What needs to be done
Return the first line, the line containing "Sans, Noto Sans", and every line between them, exactly as they stand.

Source material
──────────

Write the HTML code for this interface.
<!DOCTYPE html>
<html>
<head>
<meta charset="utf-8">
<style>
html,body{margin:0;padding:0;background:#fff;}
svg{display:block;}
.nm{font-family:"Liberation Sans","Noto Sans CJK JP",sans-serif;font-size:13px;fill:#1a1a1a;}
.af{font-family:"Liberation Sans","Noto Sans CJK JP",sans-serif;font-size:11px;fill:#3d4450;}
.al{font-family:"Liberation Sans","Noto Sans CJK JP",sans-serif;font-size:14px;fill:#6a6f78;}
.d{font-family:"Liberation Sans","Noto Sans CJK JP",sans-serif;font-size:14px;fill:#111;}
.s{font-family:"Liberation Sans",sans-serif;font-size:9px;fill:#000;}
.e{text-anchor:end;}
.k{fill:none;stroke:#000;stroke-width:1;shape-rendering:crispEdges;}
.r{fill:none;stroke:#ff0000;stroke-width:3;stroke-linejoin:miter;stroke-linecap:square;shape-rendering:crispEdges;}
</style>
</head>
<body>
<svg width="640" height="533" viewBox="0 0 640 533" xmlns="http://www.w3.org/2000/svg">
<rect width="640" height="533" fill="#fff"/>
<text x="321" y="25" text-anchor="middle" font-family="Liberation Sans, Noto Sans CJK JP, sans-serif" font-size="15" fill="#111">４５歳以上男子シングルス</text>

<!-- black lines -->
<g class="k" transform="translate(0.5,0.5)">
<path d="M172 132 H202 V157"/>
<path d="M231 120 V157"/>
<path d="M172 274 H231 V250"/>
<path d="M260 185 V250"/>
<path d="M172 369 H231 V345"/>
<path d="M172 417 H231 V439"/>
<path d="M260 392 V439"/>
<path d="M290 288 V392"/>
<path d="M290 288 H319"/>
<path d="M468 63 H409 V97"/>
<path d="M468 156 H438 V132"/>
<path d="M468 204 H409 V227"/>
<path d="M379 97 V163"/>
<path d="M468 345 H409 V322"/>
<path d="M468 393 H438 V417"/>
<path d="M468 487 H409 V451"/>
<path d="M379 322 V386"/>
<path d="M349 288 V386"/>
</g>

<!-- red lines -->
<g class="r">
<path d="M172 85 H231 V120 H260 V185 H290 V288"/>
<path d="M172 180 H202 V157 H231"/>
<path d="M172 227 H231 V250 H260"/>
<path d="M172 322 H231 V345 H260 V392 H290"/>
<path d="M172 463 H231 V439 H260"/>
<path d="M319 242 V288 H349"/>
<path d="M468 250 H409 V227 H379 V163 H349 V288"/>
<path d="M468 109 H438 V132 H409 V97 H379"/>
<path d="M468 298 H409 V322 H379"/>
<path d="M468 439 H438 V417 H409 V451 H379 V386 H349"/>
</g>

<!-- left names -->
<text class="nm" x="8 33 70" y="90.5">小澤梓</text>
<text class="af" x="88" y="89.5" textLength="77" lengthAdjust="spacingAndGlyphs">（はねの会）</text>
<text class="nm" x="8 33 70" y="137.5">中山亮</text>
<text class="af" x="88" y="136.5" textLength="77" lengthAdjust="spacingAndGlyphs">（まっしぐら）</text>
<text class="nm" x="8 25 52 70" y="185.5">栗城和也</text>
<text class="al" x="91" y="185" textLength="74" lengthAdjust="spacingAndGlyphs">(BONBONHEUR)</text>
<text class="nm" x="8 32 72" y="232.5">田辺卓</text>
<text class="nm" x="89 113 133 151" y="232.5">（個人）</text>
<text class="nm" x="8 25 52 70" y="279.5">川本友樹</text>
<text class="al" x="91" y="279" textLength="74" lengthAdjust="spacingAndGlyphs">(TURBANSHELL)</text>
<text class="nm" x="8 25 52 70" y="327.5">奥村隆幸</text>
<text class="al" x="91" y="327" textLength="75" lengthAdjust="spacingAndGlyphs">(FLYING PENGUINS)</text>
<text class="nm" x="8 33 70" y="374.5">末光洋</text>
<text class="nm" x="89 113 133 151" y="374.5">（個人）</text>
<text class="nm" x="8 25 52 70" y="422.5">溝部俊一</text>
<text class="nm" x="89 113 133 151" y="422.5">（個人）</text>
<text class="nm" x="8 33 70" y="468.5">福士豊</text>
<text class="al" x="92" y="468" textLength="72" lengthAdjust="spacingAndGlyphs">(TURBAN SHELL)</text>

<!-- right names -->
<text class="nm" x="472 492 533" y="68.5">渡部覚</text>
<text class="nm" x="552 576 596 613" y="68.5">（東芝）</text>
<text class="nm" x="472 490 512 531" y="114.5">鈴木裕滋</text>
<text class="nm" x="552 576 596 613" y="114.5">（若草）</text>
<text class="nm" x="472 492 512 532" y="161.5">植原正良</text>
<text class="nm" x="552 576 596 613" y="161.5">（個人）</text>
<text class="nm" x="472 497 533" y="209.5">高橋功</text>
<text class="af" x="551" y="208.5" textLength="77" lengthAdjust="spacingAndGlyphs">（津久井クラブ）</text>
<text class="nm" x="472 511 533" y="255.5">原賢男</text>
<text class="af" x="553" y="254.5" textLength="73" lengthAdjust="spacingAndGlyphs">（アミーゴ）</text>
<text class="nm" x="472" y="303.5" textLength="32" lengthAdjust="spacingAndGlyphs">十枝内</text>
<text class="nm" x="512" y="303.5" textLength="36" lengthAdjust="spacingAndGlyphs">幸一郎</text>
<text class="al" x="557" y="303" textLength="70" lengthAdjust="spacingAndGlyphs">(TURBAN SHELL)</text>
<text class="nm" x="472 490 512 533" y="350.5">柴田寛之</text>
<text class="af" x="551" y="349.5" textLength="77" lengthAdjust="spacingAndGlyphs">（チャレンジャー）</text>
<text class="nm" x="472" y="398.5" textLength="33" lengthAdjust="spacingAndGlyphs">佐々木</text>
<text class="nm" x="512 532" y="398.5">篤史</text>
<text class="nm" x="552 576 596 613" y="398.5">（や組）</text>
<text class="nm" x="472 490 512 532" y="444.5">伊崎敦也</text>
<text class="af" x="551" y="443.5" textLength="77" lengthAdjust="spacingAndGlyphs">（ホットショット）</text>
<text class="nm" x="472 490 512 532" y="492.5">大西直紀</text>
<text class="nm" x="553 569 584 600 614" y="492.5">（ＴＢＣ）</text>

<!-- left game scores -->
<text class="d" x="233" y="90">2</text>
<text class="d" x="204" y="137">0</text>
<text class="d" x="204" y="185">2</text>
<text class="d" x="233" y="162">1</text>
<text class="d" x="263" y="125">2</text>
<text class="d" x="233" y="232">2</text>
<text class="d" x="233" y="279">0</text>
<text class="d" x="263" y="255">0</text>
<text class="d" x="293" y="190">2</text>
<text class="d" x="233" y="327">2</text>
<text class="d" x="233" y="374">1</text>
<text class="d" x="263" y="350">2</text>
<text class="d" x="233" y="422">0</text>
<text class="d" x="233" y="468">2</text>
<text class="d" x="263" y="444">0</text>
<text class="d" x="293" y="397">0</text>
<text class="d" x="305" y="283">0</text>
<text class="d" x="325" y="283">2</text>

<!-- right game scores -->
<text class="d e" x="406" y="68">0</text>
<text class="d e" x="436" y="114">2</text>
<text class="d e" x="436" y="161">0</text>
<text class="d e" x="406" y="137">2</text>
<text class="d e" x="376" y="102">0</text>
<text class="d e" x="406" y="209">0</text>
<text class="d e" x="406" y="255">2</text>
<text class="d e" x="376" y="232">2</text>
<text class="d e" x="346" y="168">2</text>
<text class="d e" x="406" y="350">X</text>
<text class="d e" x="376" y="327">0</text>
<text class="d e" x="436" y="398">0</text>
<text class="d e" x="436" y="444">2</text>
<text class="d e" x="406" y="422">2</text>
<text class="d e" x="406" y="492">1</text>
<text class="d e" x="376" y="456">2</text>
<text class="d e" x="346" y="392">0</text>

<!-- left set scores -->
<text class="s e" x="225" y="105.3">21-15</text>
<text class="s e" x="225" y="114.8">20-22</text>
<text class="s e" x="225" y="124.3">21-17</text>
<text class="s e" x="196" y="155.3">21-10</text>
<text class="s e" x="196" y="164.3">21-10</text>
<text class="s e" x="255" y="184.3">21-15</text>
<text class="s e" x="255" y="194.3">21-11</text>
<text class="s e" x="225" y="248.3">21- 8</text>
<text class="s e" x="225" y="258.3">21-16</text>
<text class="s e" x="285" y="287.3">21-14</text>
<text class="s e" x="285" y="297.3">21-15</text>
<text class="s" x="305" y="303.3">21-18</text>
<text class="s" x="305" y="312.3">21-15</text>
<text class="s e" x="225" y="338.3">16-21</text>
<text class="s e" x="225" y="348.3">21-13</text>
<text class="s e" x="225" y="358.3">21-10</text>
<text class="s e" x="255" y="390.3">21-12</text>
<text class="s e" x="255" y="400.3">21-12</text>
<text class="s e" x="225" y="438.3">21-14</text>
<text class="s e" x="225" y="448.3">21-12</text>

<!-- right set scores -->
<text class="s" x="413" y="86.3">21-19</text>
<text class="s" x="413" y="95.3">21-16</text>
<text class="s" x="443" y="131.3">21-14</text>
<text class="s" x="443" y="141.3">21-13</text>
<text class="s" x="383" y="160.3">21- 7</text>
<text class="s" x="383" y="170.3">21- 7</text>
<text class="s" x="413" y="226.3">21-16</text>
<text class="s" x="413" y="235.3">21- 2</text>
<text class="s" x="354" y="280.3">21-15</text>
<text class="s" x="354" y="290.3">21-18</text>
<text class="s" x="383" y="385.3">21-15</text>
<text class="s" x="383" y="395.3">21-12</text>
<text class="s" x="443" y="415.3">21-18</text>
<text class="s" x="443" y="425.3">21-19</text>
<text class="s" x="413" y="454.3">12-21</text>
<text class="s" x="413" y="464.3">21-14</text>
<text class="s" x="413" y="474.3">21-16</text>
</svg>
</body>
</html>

──────────

Answer to this problem
Write the HTML code for this interface.
<!DOCTYPE html>
<html>
<head>
<meta charset="utf-8">
<style>
html,body{margin:0;padding:0;background:#fff;}
svg{display:block;}
.nm{font-family:"Liberation Sans","Noto Sans CJK JP",sans-serif;font-size:13px;fill:#1a1a1a;}
.af{font-family:"Liberation Sans","Noto Sans CJK JP",sans-serif;font-size:11px;fill:#3d4450;}
.al{font-family:"Liberation Sans","Noto Sans CJK JP",sans-serif;font-size:14px;fill:#6a6f78;}
.d{font-family:"Liberation Sans","Noto Sans CJK JP",sans-serif;font-size:14px;fill:#111;}
.s{font-family:"Liberation Sans",sans-serif;font-size:9px;fill:#000;}
.e{text-anchor:end;}
.k{fill:none;stroke:#000;stroke-width:1;shape-rendering:crispEdges;}
.r{fill:none;stroke:#ff0000;stroke-width:3;stroke-linejoin:miter;stroke-linecap:square;shape-rendering:crispEdges;}
</style>
</head>
<body>
<svg width="640" height="533" viewBox="0 0 640 533" xmlns="http://www.w3.org/2000/svg">
<rect width="640" height="533" fill="#fff"/>
<text x="321" y="25" text-anchor="middle" font-family="Liberation Sans, Noto Sans CJK JP, sans-serif" font-size="15" fill="#111">４５歳以上男子シングルス</text>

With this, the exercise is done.